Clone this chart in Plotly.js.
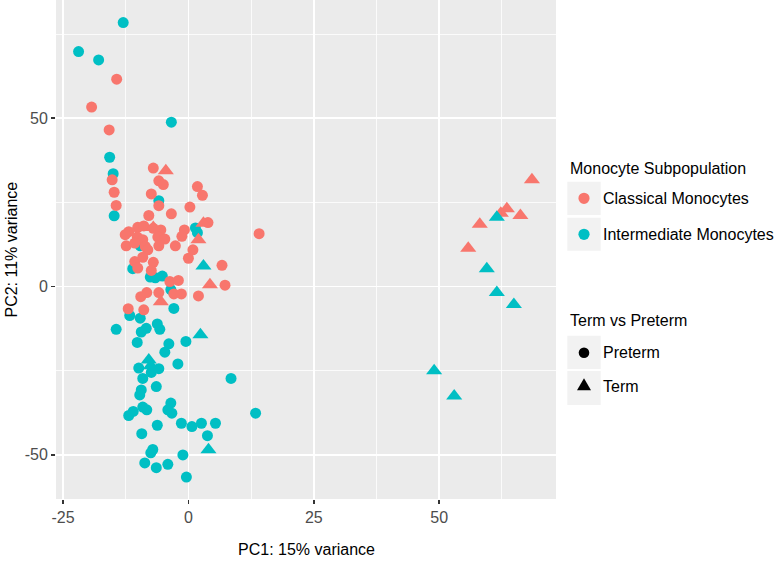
···
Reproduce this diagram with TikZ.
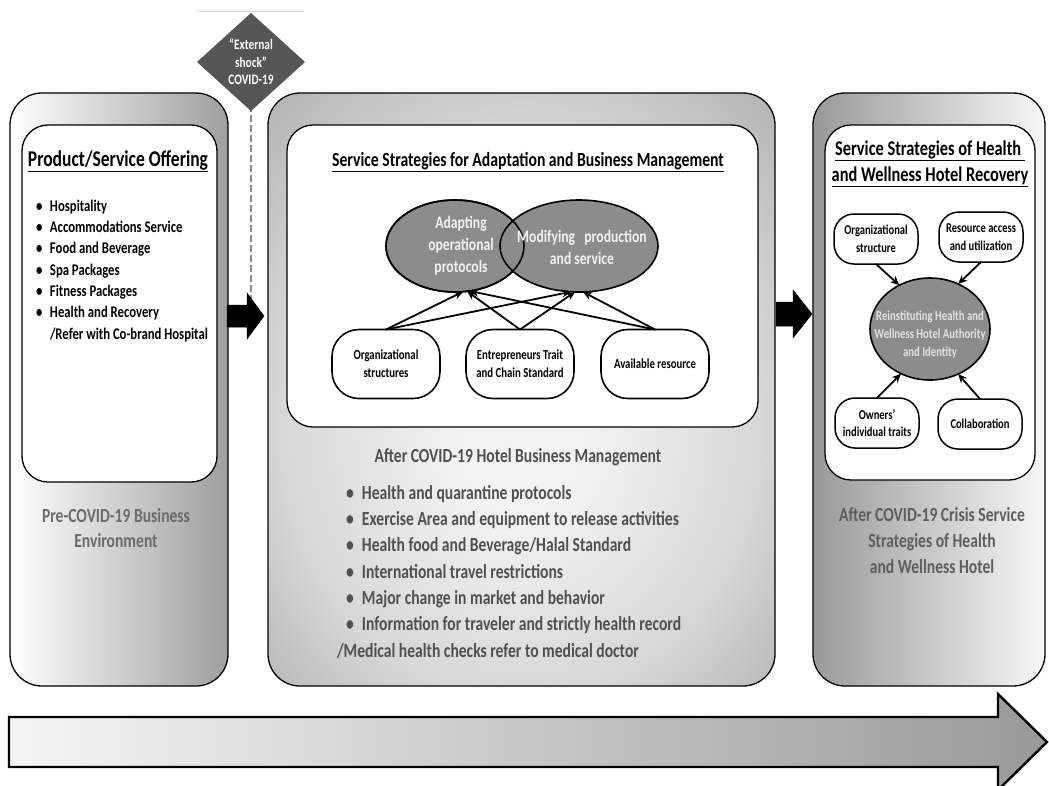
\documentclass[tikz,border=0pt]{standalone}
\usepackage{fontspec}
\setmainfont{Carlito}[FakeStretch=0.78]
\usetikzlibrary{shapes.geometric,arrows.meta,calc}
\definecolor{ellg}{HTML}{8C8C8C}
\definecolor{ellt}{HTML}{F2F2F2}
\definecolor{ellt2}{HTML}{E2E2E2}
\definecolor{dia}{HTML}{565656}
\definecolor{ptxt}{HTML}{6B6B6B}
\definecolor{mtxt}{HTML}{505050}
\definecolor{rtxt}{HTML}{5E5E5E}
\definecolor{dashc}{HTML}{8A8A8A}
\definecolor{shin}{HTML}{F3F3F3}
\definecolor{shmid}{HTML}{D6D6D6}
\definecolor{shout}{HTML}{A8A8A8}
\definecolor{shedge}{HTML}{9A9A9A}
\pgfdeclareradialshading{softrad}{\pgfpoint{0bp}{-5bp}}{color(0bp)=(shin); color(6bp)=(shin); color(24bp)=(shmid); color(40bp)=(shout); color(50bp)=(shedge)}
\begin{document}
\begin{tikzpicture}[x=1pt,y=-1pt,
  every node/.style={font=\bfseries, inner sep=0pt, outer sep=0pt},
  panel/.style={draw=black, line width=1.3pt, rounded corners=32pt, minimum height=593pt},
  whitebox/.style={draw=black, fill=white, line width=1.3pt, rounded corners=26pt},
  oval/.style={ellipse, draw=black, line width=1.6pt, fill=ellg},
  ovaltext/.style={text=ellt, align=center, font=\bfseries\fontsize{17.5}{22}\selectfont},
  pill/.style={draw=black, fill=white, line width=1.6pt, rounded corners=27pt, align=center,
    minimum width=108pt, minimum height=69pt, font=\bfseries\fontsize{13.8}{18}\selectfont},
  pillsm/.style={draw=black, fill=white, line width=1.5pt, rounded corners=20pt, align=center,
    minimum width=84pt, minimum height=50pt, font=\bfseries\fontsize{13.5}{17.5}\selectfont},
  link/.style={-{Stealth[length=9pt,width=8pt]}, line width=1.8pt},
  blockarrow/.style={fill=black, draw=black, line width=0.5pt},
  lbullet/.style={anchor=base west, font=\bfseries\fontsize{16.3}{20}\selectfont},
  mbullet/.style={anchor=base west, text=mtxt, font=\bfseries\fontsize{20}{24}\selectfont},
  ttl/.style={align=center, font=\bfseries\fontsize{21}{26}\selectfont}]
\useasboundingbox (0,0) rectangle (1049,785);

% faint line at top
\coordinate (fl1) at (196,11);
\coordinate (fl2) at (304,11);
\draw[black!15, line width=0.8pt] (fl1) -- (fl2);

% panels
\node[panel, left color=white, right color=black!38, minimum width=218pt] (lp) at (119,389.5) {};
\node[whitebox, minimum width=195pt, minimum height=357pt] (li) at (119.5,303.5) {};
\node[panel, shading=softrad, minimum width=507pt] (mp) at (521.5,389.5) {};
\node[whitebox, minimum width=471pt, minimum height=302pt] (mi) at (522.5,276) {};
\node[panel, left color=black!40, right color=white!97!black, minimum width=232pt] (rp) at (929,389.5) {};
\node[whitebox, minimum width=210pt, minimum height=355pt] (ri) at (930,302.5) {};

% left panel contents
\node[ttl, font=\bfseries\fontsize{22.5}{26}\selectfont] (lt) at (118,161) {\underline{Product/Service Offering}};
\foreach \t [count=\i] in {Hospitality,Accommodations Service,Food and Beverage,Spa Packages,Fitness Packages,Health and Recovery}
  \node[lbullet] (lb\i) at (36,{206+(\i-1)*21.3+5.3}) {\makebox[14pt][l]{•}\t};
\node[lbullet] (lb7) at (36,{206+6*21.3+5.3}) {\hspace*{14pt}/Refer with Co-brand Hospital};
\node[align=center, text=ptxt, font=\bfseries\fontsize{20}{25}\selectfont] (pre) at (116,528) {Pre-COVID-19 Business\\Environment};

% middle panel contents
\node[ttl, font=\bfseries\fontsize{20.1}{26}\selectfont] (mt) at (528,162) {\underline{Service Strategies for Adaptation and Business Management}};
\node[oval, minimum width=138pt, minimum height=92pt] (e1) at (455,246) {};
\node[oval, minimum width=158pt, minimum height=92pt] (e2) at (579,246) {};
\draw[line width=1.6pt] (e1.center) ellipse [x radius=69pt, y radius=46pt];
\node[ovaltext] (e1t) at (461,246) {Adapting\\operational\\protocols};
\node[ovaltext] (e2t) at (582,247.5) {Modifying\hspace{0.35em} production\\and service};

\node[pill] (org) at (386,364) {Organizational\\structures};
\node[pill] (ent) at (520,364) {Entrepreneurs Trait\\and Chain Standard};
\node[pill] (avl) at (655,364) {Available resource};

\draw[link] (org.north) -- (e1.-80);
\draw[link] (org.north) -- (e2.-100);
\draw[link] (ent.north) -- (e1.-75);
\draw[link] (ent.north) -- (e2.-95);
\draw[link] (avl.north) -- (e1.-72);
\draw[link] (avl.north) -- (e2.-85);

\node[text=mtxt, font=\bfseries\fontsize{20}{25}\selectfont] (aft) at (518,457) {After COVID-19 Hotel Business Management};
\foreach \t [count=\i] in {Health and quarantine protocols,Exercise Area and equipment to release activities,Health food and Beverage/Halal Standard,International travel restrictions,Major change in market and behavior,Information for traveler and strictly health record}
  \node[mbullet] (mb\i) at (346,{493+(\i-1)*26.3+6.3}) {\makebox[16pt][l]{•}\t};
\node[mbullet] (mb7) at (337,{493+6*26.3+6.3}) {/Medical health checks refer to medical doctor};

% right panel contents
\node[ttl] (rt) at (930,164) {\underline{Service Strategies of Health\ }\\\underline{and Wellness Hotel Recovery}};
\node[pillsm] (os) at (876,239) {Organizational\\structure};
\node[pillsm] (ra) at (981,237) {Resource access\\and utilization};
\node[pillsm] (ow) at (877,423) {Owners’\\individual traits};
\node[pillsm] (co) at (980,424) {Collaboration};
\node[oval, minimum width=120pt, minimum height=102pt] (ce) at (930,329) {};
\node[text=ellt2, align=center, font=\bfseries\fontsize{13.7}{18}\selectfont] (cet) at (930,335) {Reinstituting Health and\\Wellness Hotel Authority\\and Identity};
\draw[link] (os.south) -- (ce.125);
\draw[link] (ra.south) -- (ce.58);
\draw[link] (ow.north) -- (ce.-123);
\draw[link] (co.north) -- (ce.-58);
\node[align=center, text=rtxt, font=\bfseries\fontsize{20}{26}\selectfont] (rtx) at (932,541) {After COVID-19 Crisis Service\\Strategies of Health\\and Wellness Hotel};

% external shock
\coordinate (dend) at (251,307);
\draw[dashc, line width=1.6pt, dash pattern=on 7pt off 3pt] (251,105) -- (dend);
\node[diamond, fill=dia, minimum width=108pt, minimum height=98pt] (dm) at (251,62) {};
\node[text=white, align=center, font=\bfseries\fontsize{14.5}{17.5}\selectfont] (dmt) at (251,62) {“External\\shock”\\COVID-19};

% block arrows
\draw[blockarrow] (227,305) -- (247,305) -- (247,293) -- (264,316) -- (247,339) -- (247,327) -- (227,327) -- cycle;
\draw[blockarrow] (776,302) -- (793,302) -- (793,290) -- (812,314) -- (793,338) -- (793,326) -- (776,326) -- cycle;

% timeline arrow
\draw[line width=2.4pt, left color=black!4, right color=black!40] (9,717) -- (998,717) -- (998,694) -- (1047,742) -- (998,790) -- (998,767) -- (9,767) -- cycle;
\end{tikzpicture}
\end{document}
···
- [Your goal]: Reply with nothing except the number of lines in the listing above that include the string "this".

- [Result of the exercise]: 2